- TASK BRIEF: The required output is the block of lines from the line with "What TikZ code" to the line with "(0,0) rectangle (1343,764);", endpoints included and pictures omitted.

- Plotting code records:
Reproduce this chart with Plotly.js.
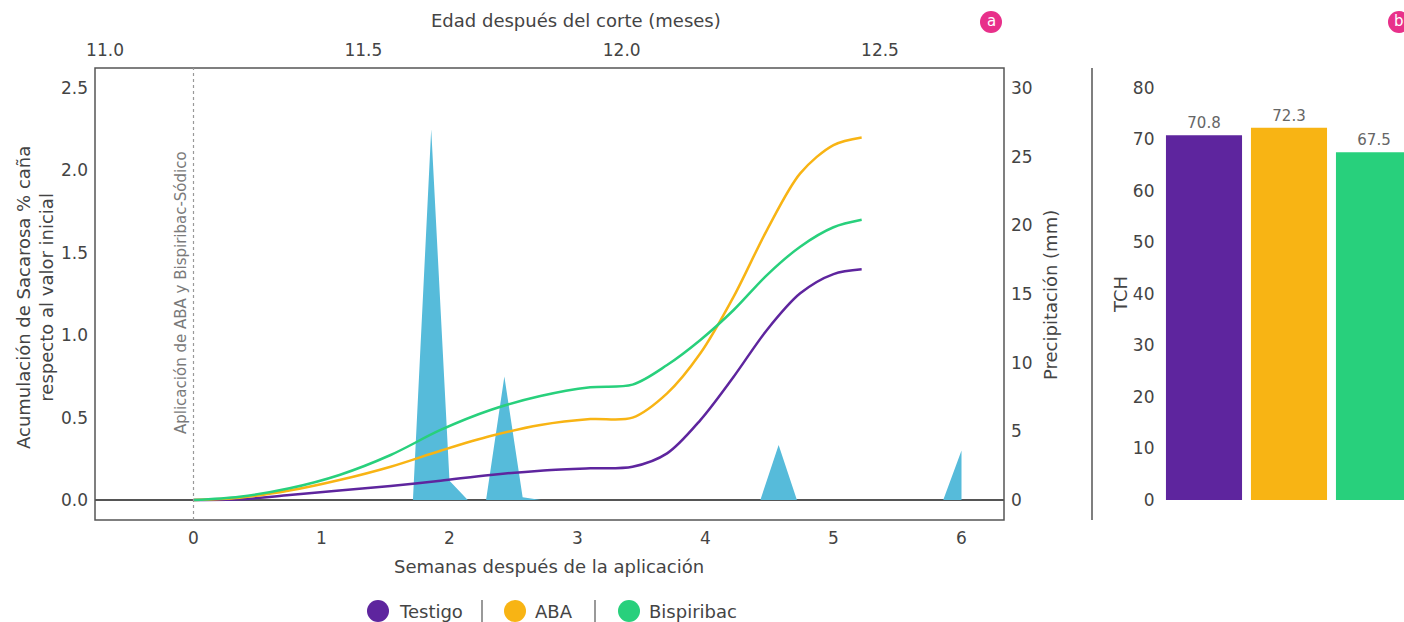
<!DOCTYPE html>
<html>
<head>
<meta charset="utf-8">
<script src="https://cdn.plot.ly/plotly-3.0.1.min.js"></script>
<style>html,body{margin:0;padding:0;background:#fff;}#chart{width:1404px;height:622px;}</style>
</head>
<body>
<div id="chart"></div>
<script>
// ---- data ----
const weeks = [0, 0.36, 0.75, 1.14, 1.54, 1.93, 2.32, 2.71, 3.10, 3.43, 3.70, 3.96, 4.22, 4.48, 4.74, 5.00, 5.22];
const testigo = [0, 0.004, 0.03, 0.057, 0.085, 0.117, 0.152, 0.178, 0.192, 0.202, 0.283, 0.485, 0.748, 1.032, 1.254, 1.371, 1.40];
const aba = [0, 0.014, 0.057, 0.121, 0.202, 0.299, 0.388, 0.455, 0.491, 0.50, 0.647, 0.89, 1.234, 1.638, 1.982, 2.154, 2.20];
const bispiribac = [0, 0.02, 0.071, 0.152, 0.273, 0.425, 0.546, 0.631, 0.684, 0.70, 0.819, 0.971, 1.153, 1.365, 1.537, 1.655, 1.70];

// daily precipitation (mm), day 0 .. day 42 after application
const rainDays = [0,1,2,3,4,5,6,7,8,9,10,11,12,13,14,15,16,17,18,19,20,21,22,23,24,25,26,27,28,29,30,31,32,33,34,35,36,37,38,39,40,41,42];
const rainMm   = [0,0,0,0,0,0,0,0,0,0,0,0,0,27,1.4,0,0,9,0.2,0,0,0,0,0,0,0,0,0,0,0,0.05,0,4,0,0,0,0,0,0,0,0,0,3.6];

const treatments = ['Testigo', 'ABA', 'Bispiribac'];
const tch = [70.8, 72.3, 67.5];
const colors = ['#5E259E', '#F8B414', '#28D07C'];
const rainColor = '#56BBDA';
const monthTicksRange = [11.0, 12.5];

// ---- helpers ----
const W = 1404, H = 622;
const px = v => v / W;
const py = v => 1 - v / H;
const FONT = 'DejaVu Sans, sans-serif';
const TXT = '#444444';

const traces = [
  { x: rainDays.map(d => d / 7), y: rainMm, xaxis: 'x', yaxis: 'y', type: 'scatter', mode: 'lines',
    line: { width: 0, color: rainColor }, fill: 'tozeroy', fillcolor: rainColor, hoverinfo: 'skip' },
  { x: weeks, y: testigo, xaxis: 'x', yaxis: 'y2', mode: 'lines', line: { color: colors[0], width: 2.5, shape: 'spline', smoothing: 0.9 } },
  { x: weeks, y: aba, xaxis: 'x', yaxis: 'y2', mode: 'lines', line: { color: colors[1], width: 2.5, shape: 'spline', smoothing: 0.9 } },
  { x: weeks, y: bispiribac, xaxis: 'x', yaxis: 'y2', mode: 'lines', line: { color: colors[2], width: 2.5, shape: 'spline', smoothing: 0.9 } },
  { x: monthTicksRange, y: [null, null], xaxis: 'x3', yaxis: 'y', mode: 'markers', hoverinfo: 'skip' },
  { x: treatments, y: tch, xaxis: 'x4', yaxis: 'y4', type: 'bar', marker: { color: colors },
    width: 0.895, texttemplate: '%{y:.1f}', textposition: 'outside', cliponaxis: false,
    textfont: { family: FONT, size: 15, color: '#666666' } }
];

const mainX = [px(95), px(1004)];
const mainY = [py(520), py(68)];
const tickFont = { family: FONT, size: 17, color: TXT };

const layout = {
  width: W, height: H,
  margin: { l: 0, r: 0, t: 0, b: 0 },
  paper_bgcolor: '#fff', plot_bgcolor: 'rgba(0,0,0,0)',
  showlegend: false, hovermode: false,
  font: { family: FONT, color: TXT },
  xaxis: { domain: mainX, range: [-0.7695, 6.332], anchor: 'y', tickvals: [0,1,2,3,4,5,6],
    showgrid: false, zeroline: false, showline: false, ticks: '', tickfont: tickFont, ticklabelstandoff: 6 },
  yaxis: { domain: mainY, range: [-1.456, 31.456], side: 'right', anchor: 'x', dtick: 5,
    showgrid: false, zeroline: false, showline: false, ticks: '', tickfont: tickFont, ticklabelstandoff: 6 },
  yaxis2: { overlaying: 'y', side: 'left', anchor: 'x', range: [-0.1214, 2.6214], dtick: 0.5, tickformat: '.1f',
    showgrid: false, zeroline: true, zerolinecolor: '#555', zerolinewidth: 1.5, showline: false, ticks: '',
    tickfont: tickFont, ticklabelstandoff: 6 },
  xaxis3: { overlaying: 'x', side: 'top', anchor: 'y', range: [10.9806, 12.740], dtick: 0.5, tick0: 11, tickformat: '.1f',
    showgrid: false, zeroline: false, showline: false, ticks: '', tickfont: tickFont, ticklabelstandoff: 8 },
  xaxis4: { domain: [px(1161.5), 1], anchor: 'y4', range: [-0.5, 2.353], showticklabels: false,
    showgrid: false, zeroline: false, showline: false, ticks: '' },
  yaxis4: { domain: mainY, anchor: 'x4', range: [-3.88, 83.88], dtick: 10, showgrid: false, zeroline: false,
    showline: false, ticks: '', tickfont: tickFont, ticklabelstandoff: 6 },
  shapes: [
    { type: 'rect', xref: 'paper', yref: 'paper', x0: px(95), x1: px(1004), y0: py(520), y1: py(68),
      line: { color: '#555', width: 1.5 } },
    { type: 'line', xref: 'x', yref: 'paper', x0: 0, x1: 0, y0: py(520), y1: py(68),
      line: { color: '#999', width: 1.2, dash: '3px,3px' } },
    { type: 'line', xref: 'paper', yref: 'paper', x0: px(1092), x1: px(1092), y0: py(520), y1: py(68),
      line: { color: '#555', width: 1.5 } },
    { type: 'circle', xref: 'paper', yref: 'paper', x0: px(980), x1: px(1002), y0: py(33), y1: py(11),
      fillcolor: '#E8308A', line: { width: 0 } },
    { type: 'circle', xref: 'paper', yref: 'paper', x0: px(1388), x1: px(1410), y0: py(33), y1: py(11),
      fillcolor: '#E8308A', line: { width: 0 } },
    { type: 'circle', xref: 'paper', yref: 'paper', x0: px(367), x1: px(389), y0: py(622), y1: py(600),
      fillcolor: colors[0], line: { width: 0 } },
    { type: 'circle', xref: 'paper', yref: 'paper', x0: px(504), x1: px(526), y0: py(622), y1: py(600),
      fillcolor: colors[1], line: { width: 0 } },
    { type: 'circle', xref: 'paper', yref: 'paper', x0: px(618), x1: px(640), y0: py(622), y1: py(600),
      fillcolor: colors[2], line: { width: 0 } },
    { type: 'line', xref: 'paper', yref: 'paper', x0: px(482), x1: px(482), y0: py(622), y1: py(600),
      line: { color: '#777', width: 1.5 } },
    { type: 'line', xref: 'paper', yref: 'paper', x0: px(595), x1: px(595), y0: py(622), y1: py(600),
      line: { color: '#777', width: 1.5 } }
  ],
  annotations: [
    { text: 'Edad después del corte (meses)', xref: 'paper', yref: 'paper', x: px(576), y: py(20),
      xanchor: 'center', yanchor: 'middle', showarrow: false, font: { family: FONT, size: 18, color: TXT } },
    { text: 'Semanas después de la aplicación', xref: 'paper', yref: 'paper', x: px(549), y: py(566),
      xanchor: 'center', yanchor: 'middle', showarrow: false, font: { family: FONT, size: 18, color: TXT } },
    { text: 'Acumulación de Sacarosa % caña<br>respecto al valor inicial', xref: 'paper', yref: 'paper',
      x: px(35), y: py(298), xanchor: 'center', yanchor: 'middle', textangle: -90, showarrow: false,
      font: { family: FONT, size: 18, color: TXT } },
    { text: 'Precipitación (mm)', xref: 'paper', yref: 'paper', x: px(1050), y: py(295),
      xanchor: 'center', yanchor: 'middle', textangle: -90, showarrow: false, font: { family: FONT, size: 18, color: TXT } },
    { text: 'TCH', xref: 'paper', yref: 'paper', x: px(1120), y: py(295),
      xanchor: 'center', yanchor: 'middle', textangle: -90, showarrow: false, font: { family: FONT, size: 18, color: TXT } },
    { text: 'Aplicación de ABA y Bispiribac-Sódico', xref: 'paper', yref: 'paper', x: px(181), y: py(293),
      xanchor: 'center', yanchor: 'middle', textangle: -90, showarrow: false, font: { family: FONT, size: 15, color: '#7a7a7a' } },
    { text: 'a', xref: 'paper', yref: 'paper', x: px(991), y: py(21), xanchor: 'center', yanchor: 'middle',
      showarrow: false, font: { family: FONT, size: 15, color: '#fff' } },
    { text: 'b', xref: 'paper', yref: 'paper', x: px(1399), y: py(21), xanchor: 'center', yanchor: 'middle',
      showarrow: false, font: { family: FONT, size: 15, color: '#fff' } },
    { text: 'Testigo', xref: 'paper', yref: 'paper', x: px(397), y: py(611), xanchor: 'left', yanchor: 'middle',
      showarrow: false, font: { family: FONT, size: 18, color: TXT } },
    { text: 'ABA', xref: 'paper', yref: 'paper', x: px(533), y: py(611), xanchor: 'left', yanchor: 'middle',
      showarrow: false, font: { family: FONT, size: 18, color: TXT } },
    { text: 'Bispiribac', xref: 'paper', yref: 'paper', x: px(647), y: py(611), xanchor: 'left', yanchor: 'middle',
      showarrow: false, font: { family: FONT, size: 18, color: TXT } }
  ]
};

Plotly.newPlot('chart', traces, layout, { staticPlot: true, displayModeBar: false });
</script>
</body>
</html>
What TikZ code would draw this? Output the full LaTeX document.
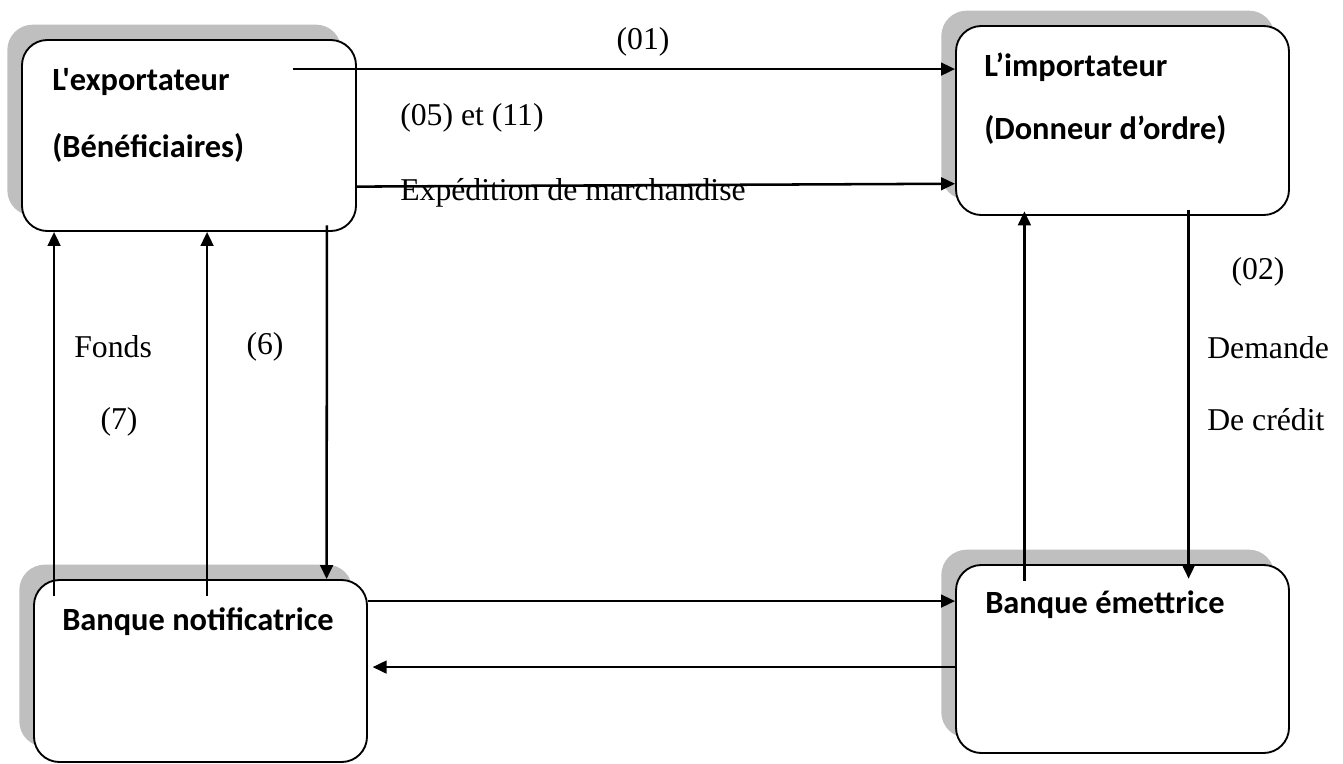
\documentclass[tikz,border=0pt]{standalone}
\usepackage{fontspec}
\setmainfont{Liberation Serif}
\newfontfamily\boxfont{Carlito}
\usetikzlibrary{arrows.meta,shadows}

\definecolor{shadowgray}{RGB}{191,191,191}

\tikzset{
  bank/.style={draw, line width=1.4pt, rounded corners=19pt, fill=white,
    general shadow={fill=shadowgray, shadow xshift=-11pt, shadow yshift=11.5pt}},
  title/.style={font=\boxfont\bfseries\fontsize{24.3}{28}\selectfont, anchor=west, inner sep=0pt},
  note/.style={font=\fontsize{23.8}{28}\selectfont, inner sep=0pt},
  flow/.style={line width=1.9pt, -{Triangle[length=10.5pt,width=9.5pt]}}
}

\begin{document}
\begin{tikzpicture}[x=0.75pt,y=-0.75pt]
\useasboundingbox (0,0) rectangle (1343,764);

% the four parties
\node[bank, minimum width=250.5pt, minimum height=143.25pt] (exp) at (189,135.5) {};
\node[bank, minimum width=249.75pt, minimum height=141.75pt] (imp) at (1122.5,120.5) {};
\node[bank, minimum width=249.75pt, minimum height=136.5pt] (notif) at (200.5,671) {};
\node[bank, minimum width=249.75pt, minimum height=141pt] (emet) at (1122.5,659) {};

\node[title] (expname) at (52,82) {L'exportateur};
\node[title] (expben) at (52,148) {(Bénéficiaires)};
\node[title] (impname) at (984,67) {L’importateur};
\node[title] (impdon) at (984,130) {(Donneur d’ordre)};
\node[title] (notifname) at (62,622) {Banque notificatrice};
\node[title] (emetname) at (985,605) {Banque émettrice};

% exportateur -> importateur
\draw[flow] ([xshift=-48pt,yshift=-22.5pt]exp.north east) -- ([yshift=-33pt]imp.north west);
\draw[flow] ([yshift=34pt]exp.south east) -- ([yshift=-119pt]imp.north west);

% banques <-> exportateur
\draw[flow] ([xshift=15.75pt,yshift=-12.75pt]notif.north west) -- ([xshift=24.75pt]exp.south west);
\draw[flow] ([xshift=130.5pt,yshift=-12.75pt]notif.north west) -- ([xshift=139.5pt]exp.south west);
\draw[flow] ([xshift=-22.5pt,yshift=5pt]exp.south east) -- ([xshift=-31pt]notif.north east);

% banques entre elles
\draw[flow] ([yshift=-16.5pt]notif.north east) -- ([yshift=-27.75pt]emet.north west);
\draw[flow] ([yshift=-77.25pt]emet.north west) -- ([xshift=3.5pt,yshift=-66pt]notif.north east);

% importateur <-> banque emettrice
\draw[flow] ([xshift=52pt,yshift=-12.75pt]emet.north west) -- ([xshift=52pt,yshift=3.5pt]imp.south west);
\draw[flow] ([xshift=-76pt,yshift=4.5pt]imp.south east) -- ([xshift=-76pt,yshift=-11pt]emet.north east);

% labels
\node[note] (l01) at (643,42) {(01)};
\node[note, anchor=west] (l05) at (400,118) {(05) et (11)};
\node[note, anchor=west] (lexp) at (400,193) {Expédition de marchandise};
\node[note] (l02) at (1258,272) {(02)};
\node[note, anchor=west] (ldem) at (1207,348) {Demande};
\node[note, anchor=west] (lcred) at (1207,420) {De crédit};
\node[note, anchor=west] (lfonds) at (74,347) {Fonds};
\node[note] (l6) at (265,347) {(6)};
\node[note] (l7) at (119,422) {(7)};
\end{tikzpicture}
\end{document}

- THE RESPONSE:
What TikZ code would draw this? Output the full LaTeX document.
\documentclass[tikz,border=0pt]{standalone}
\usepackage{fontspec}
\setmainfont{Liberation Serif}
\newfontfamily\boxfont{Carlito}
\usetikzlibrary{arrows.meta,shadows}

\definecolor{shadowgray}{RGB}{191,191,191}

\tikzset{
  bank/.style={draw, line width=1.4pt, rounded corners=19pt, fill=white,
    general shadow={fill=shadowgray, shadow xshift=-11pt, shadow yshift=11.5pt}},
  title/.style={font=\boxfont\bfseries\fontsize{24.3}{28}\selectfont, anchor=west, inner sep=0pt},
  note/.style={font=\fontsize{23.8}{28}\selectfont, inner sep=0pt},
  flow/.style={line width=1.9pt, -{Triangle[length=10.5pt,width=9.5pt]}}
}

\begin{document}
\begin{tikzpicture}[x=0.75pt,y=-0.75pt]
\useasboundingbox (0,0) rectangle (1343,764);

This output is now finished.